YOUR INSTRUCTIONS => Starting with the first line of the listing, quote each line exactly until and including the one with "const minutes: number[] = d3.range(0, 60);", leaving pictures out.

INFORMATION SHOWN =>
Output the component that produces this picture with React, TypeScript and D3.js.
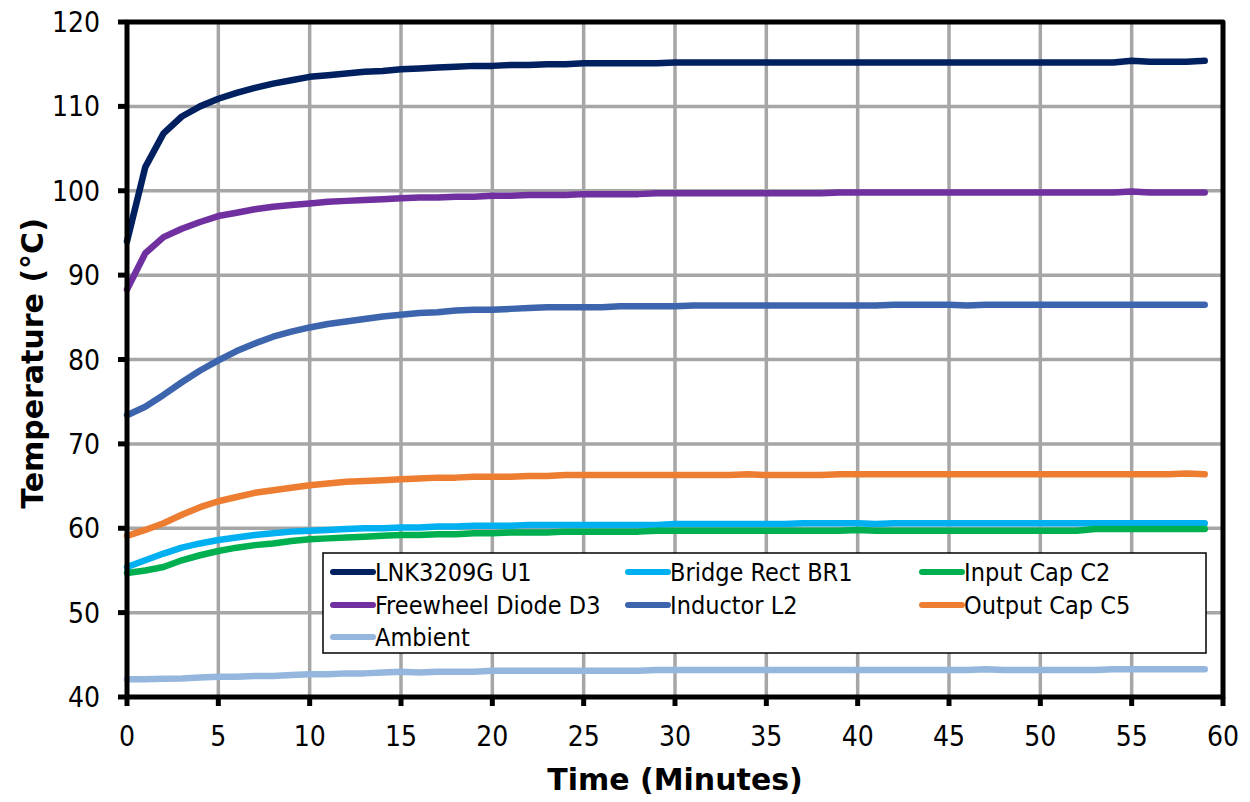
import React from "react";
import * as d3 from "d3";

const minutes: number[] = d3.range(0, 60);

const u1: number[] = [
  94.0, 102.8, 106.8, 108.8, 110.0, 110.9, 111.6, 112.2, 112.7, 113.1,
  113.5, 113.7, 113.9, 114.1, 114.2, 114.4, 114.5, 114.6, 114.7, 114.8,
  114.8, 114.9, 114.9, 115.0, 115.0, 115.1, 115.1, 115.1, 115.1, 115.1,
  115.2, 115.2, 115.2, 115.2, 115.2, 115.2, 115.2, 115.2, 115.2, 115.2,
  115.2, 115.2, 115.2, 115.2, 115.2, 115.2, 115.2, 115.2, 115.2, 115.2,
  115.2, 115.2, 115.2, 115.2, 115.2, 115.4, 115.3, 115.3, 115.3, 115.4,
];
const br1: number[] = [
  55.4, 56.2, 57.0, 57.7, 58.2, 58.6, 58.9, 59.2, 59.4, 59.6,
  59.7, 59.8, 59.9, 60.0, 60.0, 60.1, 60.1, 60.2, 60.2, 60.3,
  60.3, 60.3, 60.4, 60.4, 60.4, 60.4, 60.4, 60.4, 60.4, 60.4,
  60.5, 60.5, 60.5, 60.5, 60.5, 60.5, 60.5, 60.6, 60.6, 60.6,
  60.6, 60.5, 60.6, 60.6, 60.6, 60.6, 60.6, 60.6, 60.6, 60.6,
  60.6, 60.6, 60.6, 60.6, 60.6, 60.6, 60.6, 60.6, 60.6, 60.6,
];
const c2: number[] = [
  54.7, 55.0, 55.4, 56.2, 56.8, 57.3, 57.7, 58.0, 58.2, 58.5,
  58.7, 58.8, 58.9, 59.0, 59.1, 59.2, 59.2, 59.3, 59.3, 59.4,
  59.4, 59.5, 59.5, 59.5, 59.6, 59.6, 59.6, 59.6, 59.6, 59.7,
  59.7, 59.7, 59.7, 59.7, 59.7, 59.7, 59.7, 59.7, 59.7, 59.7,
  59.8, 59.7, 59.7, 59.7, 59.7, 59.7, 59.7, 59.7, 59.7, 59.7,
  59.7, 59.7, 59.7, 59.9, 59.9, 59.9, 59.9, 59.9, 59.9, 59.9,
];
const d3diode: number[] = [
  88.3, 92.6, 94.5, 95.5, 96.3, 97.0, 97.4, 97.8, 98.1, 98.3,
  98.5, 98.7, 98.8, 98.9, 99.0, 99.1, 99.2, 99.2, 99.3, 99.3,
  99.4, 99.4, 99.5, 99.5, 99.5, 99.6, 99.6, 99.6, 99.6, 99.7,
  99.7, 99.7, 99.7, 99.7, 99.7, 99.7, 99.7, 99.7, 99.7, 99.8,
  99.8, 99.8, 99.8, 99.8, 99.8, 99.8, 99.8, 99.8, 99.8, 99.8,
  99.8, 99.8, 99.8, 99.8, 99.8, 99.9, 99.8, 99.8, 99.8, 99.8,
];
const l2: number[] = [
  73.4, 74.4, 75.8, 77.3, 78.7, 79.9, 81.0, 81.9, 82.7, 83.3,
  83.8, 84.2, 84.5, 84.8, 85.1, 85.3, 85.5, 85.6, 85.8, 85.9,
  85.9, 86.0, 86.1, 86.2, 86.2, 86.2, 86.2, 86.3, 86.3, 86.3,
  86.3, 86.4, 86.4, 86.4, 86.4, 86.4, 86.4, 86.4, 86.4, 86.4,
  86.4, 86.4, 86.5, 86.5, 86.5, 86.5, 86.4, 86.5, 86.5, 86.5,
  86.5, 86.5, 86.5, 86.5, 86.5, 86.5, 86.5, 86.5, 86.5, 86.5,
];
const c5: number[] = [
  59.1, 59.8, 60.6, 61.6, 62.5, 63.2, 63.7, 64.2, 64.5, 64.8,
  65.1, 65.3, 65.5, 65.6, 65.7, 65.8, 65.9, 66.0, 66.0, 66.1,
  66.1, 66.1, 66.2, 66.2, 66.3, 66.3, 66.3, 66.3, 66.3, 66.3,
  66.3, 66.3, 66.3, 66.3, 66.4, 66.3, 66.3, 66.3, 66.3, 66.4,
  66.4, 66.4, 66.4, 66.4, 66.4, 66.4, 66.4, 66.4, 66.4, 66.4,
  66.4, 66.4, 66.4, 66.4, 66.4, 66.4, 66.4, 66.4, 66.5, 66.4,
];
const ambient: number[] = [
  42.1, 42.1, 42.15, 42.2, 42.3, 42.4, 42.4, 42.5, 42.5, 42.6,
  42.7, 42.7, 42.8, 42.8, 42.9, 43.0, 42.9, 43.0, 43.0, 43.0,
  43.1, 43.1, 43.1, 43.1, 43.1, 43.1, 43.1, 43.1, 43.1, 43.2,
  43.2, 43.2, 43.2, 43.2, 43.2, 43.2, 43.2, 43.2, 43.2, 43.2,
  43.2, 43.2, 43.2, 43.2, 43.2, 43.2, 43.2, 43.3, 43.2, 43.2,
  43.2, 43.2, 43.2, 43.2, 43.3, 43.3, 43.3, 43.3, 43.3, 43.3,
];

const seriesNames: string[] = [
  "LNK3209G U1",
  "Bridge Rect BR1",
  "Input Cap C2",
  "Freewheel Diode D3",
  "Inductor L2",
  "Output Cap C5",
  "Ambient",
];
const seriesValues: number[][] = [u1, br1, c2, d3diode, l2, c5, ambient];
const seriesColors: string[] = [
  "#002060",
  "#00B0F0",
  "#00B050",
  "#7030A0",
  "#3D65AD",
  "#ED7D31",
  "#95B7DE",
];

const xTicks: number[] = d3.range(0, 61, 5);
const yTicks: number[] = d3.range(40, 121, 10);

const W = 1250;
const H = 802;
const left = 127;
const right = 1223;
const top = 22;
const bottom = 697;
const FONT = "Tahoma, 'DejaVu Sans Condensed', 'Liberation Sans', sans-serif";
const TITLE_FONT = "Verdana, 'DejaVu Sans', sans-serif";

export default function App() {
  const x = d3.scaleLinear().domain([0, 60]).range([left, right]);
  const y = d3.scaleLinear().domain([40, 120]).range([bottom, top]);
  const line = d3
    .line<number>()
    .x((_, i) => x(minutes[i]))
    .y((d) => y(d))
    .curve(d3.curveLinear);

  const legendX = 323;
  const legendY = 553;
  const colX = [333, 628, 922];
  const rowY = [572, 605, 637];

  return (
    <svg
      width={W}
      height={H}
      style={{ position: "absolute", left: 0, top: 0, background: "#fff" }}
      fontFamily={FONT}
    >
      <rect x={0} y={0} width={W} height={H} fill="#fff" />
      {xTicks.map((t) => (
        <line key={"gx" + t} x1={x(t)} x2={x(t)} y1={top} y2={bottom} stroke="#A6A6A6" strokeWidth={3.5} />
      ))}
      {yTicks.map((t) => (
        <line key={"gy" + t} x1={left} x2={right} y1={y(t)} y2={y(t)} stroke="#A6A6A6" strokeWidth={3.5} />
      ))}
      {seriesValues.map((vals, i) => (
        <path
          key={seriesNames[i]}
          d={line(vals) || ""}
          fill="none"
          stroke={seriesColors[i]}
          strokeWidth={6.5}
          strokeLinecap="round"
          strokeLinejoin="round"
        />
      ))}
      <rect
        x={left}
        y={top}
        width={right - left}
        height={bottom - top}
        fill="none"
        stroke="#000"
        strokeWidth={5}
        strokeLinejoin="round"
      />
      {yTicks.map((t) => (
        <line key={"ty" + t} x1={left - 9} x2={left} y1={y(t)} y2={y(t)} stroke="#000" strokeWidth={5} />
      ))}
      {xTicks.map((t) => (
        <line key={"tx" + t} x1={x(t)} x2={x(t)} y1={bottom} y2={bottom + 9} stroke="#000" strokeWidth={5} />
      ))}
      {yTicks.map((t) => (
        <text key={"ly" + t} x={100} y={y(t)} dy="0.36em" textAnchor="end" fontSize={28} fill="#000">
          {t}
        </text>
      ))}
      {xTicks.map((t) => (
        <text key={"lx" + t} x={x(t)} y={746} textAnchor="middle" fontSize={28} fill="#000">
          {t}
        </text>
      ))}
      <text
        x={(left + right) / 2}
        y={790}
        textAnchor="middle"
        fontSize={30}
        fontWeight="bold"
        fill="#000"
        fontFamily={TITLE_FONT}
      >
        Time (Minutes)
      </text>
      <text
        transform={`translate(43, ${(top + bottom) / 2 + 4}) rotate(-90)`}
        textAnchor="middle"
        fontSize={30}
        fontWeight="bold"
        fill="#000"
        fontFamily={TITLE_FONT}
      >
        Temperature (°C)
      </text>
      <rect x={legendX} y={legendY} width={883} height={100} fill="#fff" stroke="#000" strokeWidth={1.5} />
      {seriesNames.map((name, i) => {
        const col = i % 3;
        const row = Math.floor(i / 3);
        const lx = colX[col];
        const ly = rowY[row];
        return (
          <g key={"lg" + name}>
            <line x1={lx} x2={lx + 40} y1={ly} y2={ly} stroke={seriesColors[i]} strokeWidth={6} strokeLinecap="round" />
            <text x={lx + 42} y={ly} dy="0.36em" fontSize={25} fill="#000">
              {name}
            </text>
          </g>
        );
      })}
    </svg>
  );
}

IN RESPONSE =>
Output the component that produces this picture with React, TypeScript and D3.js.
import React from "react";
import * as d3 from "d3";

const minutes: number[] = d3.range(0, 60);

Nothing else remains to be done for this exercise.